The 2018 NFL supplemental draft came to a close Wednesday, with multiple players being selected for the first time since 2010, when fullback Harvey Unga and nose tackle Josh Brent went in the seventh round to the Chicago Bears and Dallas Cowboys, respectively.
Here’s a review of the Wednesday’s moves:
Third round: CB Sam Beal, Western Michigan to the New York Giants
Analysis: There are questions surrounding both of New York’s starting corners, and Beal offers another talented body in case either fails to return to form. Eli Apple, a first-round pick in 2016, is coming off a disastrous season in which the 22-year-old was benched several times, suspended to end the season and team leader Landon Collins openly questioned his professionalism. Meanwhile, Janoris Jenkins — a 29-year-old with a Pro Bowl pedigree — is also coming off a bit of a down year in which he was criticized for his inconsistent effort.

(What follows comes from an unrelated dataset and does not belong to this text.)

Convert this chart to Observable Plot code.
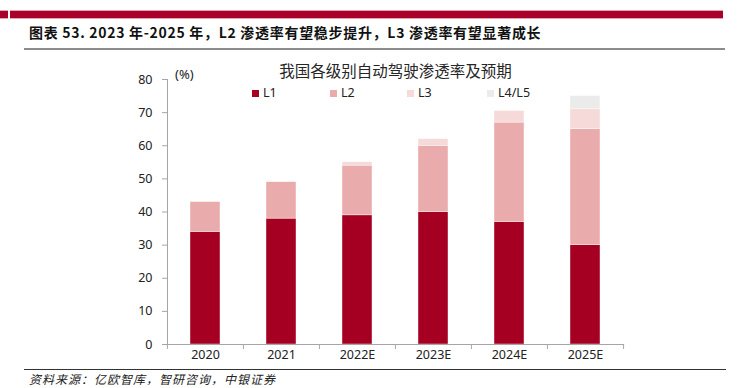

While Apple has shown signs of getting it this offseason — he’s saying all the right things and has been harping on the importance of staying positive — Jenkins’ offseason has been eventful, as his brother has been charged for the aggravated manslaughter of a hip-hop producer at Jenkins’ home. Unless new coach Pat Shurmur has some tricks to keep Jenkins focused that former coach Ben McAdoo didn’t — which isn’t out of the question given McAdoo’s inability to command the locker room — there’s a chance Jenkins will be distracted this season.
The addition of Beal brings a young, talented body to the position, someone whose coverage ability and willingness to fight for the ball in the air could make him an immediate contributor. Beal could have been a second- or first-round pick had he remained eligible for the 2019 draft, sources around the league told Yahoo Sports. So the feeling here is that the Giants’ decision to surrender a 2019 third-rounder for a big corner (6-foot, 185 pounds) who fits their physical prerequisites for the position is a sound gamble.
Sixth round: CB Adonis Alexander, Virginia Tech to the Washington Redskins
Analysis: I really like this selection for the Redskins. There were some teams across the league that put big grades on Alexander due to his size (6-2, 194 pounds), ball skills and potential as a development press corner, but concerns about his maturity and a slow 40 (4.64) at his pro day contributed to him being taken in the sixth round.
There’s a belief that a lack of prep time contributed to his slow 40, and Alexander was honest about the academic failings that led to him being ruled ineligible for what would have been his senior season at Virginia Tech.
It’s worth noting that the Redskins had an inside track on Alexander; a year ago they hired Torrian Gray as a defensive backs coach, a man who coached Alexander during his freshman All-American season at Virginia Tech in 2015. It’s safe to assume Gray knows all the skeletons in Alexander’s closet, and it’s certainly a good sign that the staff at Virginia Tech appeared to like Alexander, too.
There are enough red flags here to keep this pick from being an outright slam dunk, but Washington has all the mechanisms in place — like a position coach he respects and strong leadership at his position (hello D.J. Swearinger) — to get the most out of Alexander, who provides short-term depth and long-term potential for a team that lost two capable corners in Kendall Fuller and Bashaud Breeland this offseason.